All the while, children squirmed impatiently and translators sought to render linguistic sense of the process while photos were taken and fingerprints were marked among the hopeful-citizens-to-be lined up in the technologies of citizen-making. Despite being caught up in what Donna Haraway has described as the ‘corporeal fetishism’ of biometrics and the profoundly problematic erasure of the situatedness of its knowledges (Haraway 1997), the queer stakes at hand found us also strangely relieved to be here as my daughter brought her bodily material forward for visualization/regulation as a worthy UK citizen. ‘No, fingers together like this’ – she lined her fingers up, now appropriately, for the state. Our administrator let us know that he was going to review the data on her application. Moments passed, silence. He paused, looking up at me from his kiosk – ‘Sonja Mackenzie – father. XX – mother. Is that right?’ My daughter and I glanced at each other, smiling knowingly behind our masks. ‘Yes, that’s right.

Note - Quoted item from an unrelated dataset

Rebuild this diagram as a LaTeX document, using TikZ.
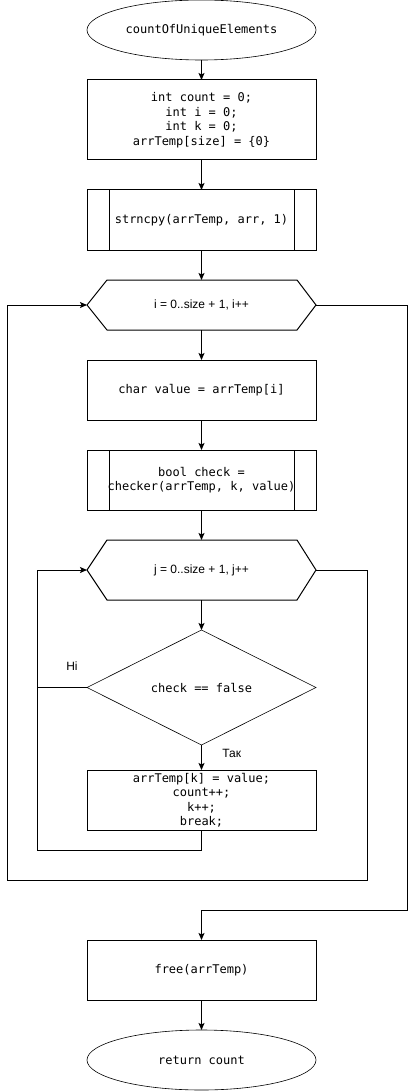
\documentclass[tikz,border=0pt]{standalone}
\usepackage{fontspec}
\usepackage{tikz}
\usetikzlibrary{arrows.meta,positioning,shapes.geometric}

\newfontfamily\codefont{DejaVu Sans Mono}
\newfontfamily\labelfont{Liberation Sans}

% hexagon outline round a loop node
\newcommand{\loopframe}[1]{%
    \draw (#1.west) -- ([xshift=20pt]#1.north west)
        -- ([xshift=-19pt]#1.north east) -- (#1.east)
        -- ([xshift=-19pt]#1.south east)
        -- ([xshift=20pt]#1.south west) -- cycle;}

\begin{document}
\begin{tikzpicture}[
    x=1pt, y=1pt,
    line width=1pt,
    node distance=30pt,
    terminal/.style={
        ellipse,
        draw=black,
        line width=0.6pt,
        minimum width=229pt,
        minimum height=60pt,
        inner sep=0pt,
        outer sep=0pt,
        font=\codefont\fontsize{12}{14.5}\selectfont
    },
    box/.style={
        rectangle,
        draw=black,
        minimum width=229pt,
        minimum height=60pt,
        inner sep=0pt,
        outer sep=0pt,
        align=center,
        font=\codefont\fontsize{12}{14.5}\selectfont
    },
    subbox/.style={
        box,
        path picture={
            \draw ([xshift=22pt]path picture bounding box.north west)
                -- ([xshift=22pt]path picture bounding box.south west);
            \draw ([xshift=-22pt]path picture bounding box.north east)
                -- ([xshift=-22pt]path picture bounding box.south east);
        }
    },
    loopbox/.style={
        rectangle,
        minimum width=229pt,
        minimum height=50pt,
        inner sep=0pt,
        outer sep=0pt,
        font=\labelfont\fontsize{12}{14}\selectfont
    },
    decision/.style={
        diamond,
        draw=black,
        line width=0.6pt,
        aspect=2,
        minimum width=229pt,
        minimum height=115pt,
        inner sep=0pt,
        outer sep=0pt,
        font=\codefont\fontsize{12}{14.5}\selectfont
    },
    lbl/.style={
        font=\labelfont\fontsize{12}{14}\selectfont
    },
    arrow/.style={
        -{Stealth[length=7pt,width=6pt,inset=1.5pt]}
    }
]

\useasboundingbox (0,0) rectangle (416,-1091);

% ---------------- TOP ----------------

\node[terminal] (start) at (201.5,-30)
    {countOfUniqueElements};

\node[box, minimum height=80pt, below=20pt of start] (init)
    {int count = 0;\\int i = 0;\\int k = 0;\\arrTemp[size] = \{0\}};

\node[subbox, below=of init] (copy)
    {strncpy(arrTemp, arr, 1)};

% ---------------- OUTER LOOP ----------------

\node[loopbox, below=of copy] (iloop)
    {i = 0..size + 1, i++};
\loopframe{iloop}

\node[box, below=of iloop] (value)
    {char value = arrTemp[i]};

\node[subbox, below=of value] (check)
    {bool check =\\checker(arrTemp, k, value)};

% ---------------- INNER LOOP ----------------

\node[loopbox, minimum height=60pt, below=of check] (jloop)
    {j = 0..size + 1, j++};
\loopframe{jloop}

\node[decision, below=of jloop] (isfalse)
    {check == false};

\node[box, below=25pt of isfalse] (update)
    {arrTemp[k] = value;\\count++;\\k++;\\break;};

% ---------------- BOTTOM ----------------

\node[box, below=110pt of update] (free)
    {free(arrTemp)};

\node[terminal, below=of free] (stop)
    {return count};


\draw[arrow] (start) -- (init);
\draw[arrow] (init) -- (copy);
\draw[arrow] (copy) -- (iloop);
\draw[arrow] (iloop) -- (value);
\draw[arrow] (value) -- (check);
\draw[arrow] (check) -- (jloop);
\draw[arrow] (jloop) -- (isfalse);

\draw[arrow] (isfalse)
    -- node[lbl, right, xshift=17pt, yshift=4.5pt]{Так}
    (update);

\draw (isfalse.west)
    -- node[lbl, pos=0.3, above=13pt]{Ні}
    ++(-50pt,0);

\draw[arrow] (update.south) -- ++(0,-20pt)
    -| ([xshift=-50pt]jloop.west) -- (jloop.west);

\draw[arrow] (jloop.east) -- ++(51pt,0) -- ++(0,-310pt)
    -| ([xshift=-80pt]iloop.west) -- (iloop.west);

\draw[arrow] (iloop.east) -- ++(91pt,0) -- ++(0,-605pt)
    -| (free.north);

\draw[arrow] (free) -- (stop);

\end{tikzpicture}
\end{document}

Sonja Mackenzie - Father.’
‘Ok, are you ready for me to submit your application?’
‘Yes.’
The rain fell hard and the wind blew as we left the office, running arm in arm down the abandoned streets of Birmingham that night – caught up in all it meant to be in these systems – and yet, we hoped, soon to officially be able to remain together as parent and child. Soon to be able to attend school, no questions asked. My daughter saw beauty from those windows. I see a frame that lets us see forever – and meanwhile, an opening onto questions of structural intimacies of transnational kinship.